こう着状態に陥っているEU=ヨーロッパ連合からの離脱交渉について、イギリスのメイ首相は、事態の打開に向けて、経済の混乱を防ぐために設ける「移行期間」の延長を受け入れる可能性に言及しました。しかし、離脱を急ぐべきだと主張する議員からは、反発の声が早くも上がっていて、国内で批判が高まることも予想されます。
EUとイギリスの離脱交渉は、離脱後、EUと陸続きの国境となるアイルランドと北アイルランドの間で、税関などを設けず、モノや人の自由な行き来をいかに守るかをめぐって意見の対立が埋まらず、今週の首脳会議では合意に至りませんでした。

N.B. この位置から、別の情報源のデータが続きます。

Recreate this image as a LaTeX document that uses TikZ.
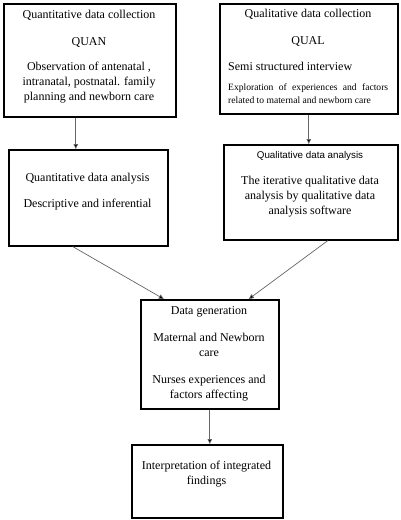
\documentclass[tikz,border=0pt]{standalone}
\usepackage{fontspec}
\setmainfont{Liberation Serif}
\newfontfamily\sansf{Liberation Sans}
\usetikzlibrary{arrows.meta}
\begin{document}
\begin{tikzpicture}[x=1pt,y=-1pt,
 box/.style={draw=black,line width=1.6pt,inner sep=0pt,anchor=north west},
 txt/.style={inner sep=0pt,font=\fontsize{12}{15}\selectfont,align=center},
 small/.style={inner sep=0pt,font=\fontsize{9.6}{13}\selectfont},
 conn/.style={draw=black!60, line width=0.7pt, -{Triangle[length=5pt,width=4.5pt,fill=black]}}]
\useasboundingbox[fill=white] (0,0) rectangle (400,520);
% boxes
\node[box,minimum width=172pt,minimum height=113pt] (b1) at (3,3) {};
\node[box,minimum width=178pt,minimum height=110pt] (b2) at (219,3) {};
\node[box,minimum width=159pt,minimum height=96pt] (b3) at (8,149) {};
\node[box,minimum width=174pt,minimum height=95pt] (b4) at (223,144) {};
\node[box,minimum width=138pt,minimum height=109pt] (b5) at (140,299) {};
\node[box,minimum width=151pt,minimum height=73pt] (b6) at (131,444) {};
% box 1 text
\node[txt] (t1a) at (89,15) {Quantitative data collection};
\node[txt] (t1b) at (89,42) {QUAN};
\node[txt,anchor=north] (t1c) at (89,62) {Observation of antenatal ,\\intranatal, postnatal. family\\planning and newborn care};
% box 2 text
\node[txt] (t2a) at (308,14) {Qualitative data collection};
\node[txt] (t2b) at (308,41) {QUAL};
\node[txt,anchor=west] (t2c) at (228,66) {Semi structured interview};
\node[small,anchor=north west,text width=160pt,align=justify] (t2d) at (228,84) {\hyphenpenalty=10000 Exploration of experiences and factors\linebreak related to maternal and newborn care};
% box 3 text
\node[txt] (t3a) at (87.5,179) {Quantitative data analysis};
\node[txt] (t3b) at (87.5,205) {Descriptive and inferential};
% box 4 text
\node[inner sep=0pt,font=\sansf\fontsize{9.8}{11}\selectfont] (t4a) at (310,156) {Qualitative data analysis};
\node[txt,anchor=north] (t4b) at (310,176) {The iterative qualitative data\\analysis by qualitative data\\analysis software};
% box 5 text
\node[txt] (t5a) at (209,312) {Data generation};
\node[txt,anchor=north] (t5b) at (209,333) {Maternal and Newborn\\care};
\node[txt,anchor=north] (t5c) at (209,375) {Nurses experiences and\\factors affecting};
% box 6 text
\node[txt,anchor=north] (t6a) at (206.5,461) {Interpretation of integrated\\findings};
% connectors
\draw[conn] ([xshift=-14pt]b1.south) -- ([xshift=-12.5pt]b3.north);
\draw[conn] (b2.south) -- (b2.south |- b4.north);
\draw[conn] ([xshift=-15.5pt]b3.south) -- ([xshift=-46pt]b5.north);
\draw[conn] ([xshift=17pt]b4.south) -- ([xshift=39pt]b5.north);
\draw[conn] (b5.south) -- (b5.south |- b6.north);
\end{tikzpicture}
\end{document}
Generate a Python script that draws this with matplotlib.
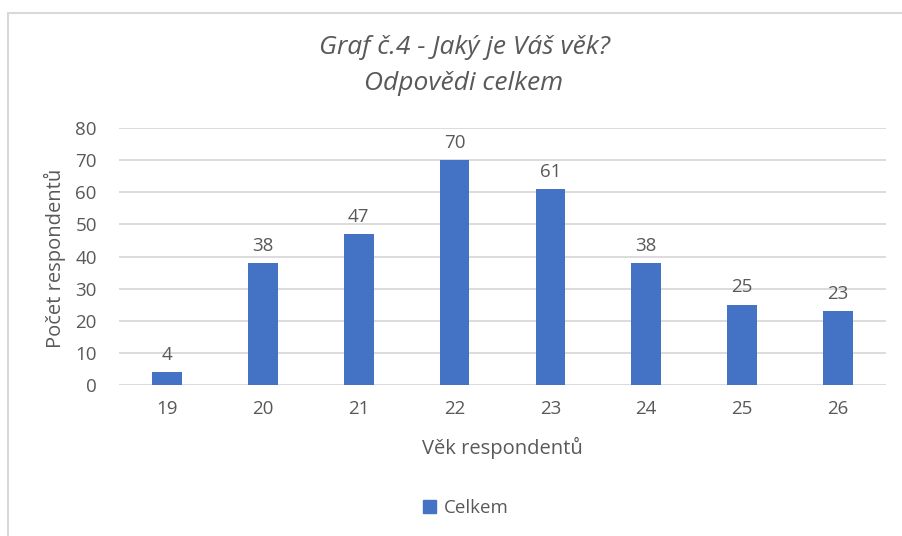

18日、EU本部があるベルギーの首都ブリュッセルで記者会見したイギリスのメイ首相は、経済の混乱を防ぐために設けられる「移行期間」について、「アイルランドの国境問題を解決するためには2020年12月の期限を数か月延ばすことも選択肢の一つとして浮上している」と述べました。
ただ、「移行期間」の間は、EUのルールに従わなければならないほか、拠出金を求められる可能性があるため、離脱を急ぐべきだと主張する議員からは、反発の声が早くも上がっています。
メイ首相は、「離脱を求めたイギリス国民の決定を実行するためのものだ」と強調しましたが、離脱交渉の進め方をめぐり国内で批判が高まることも予想されます。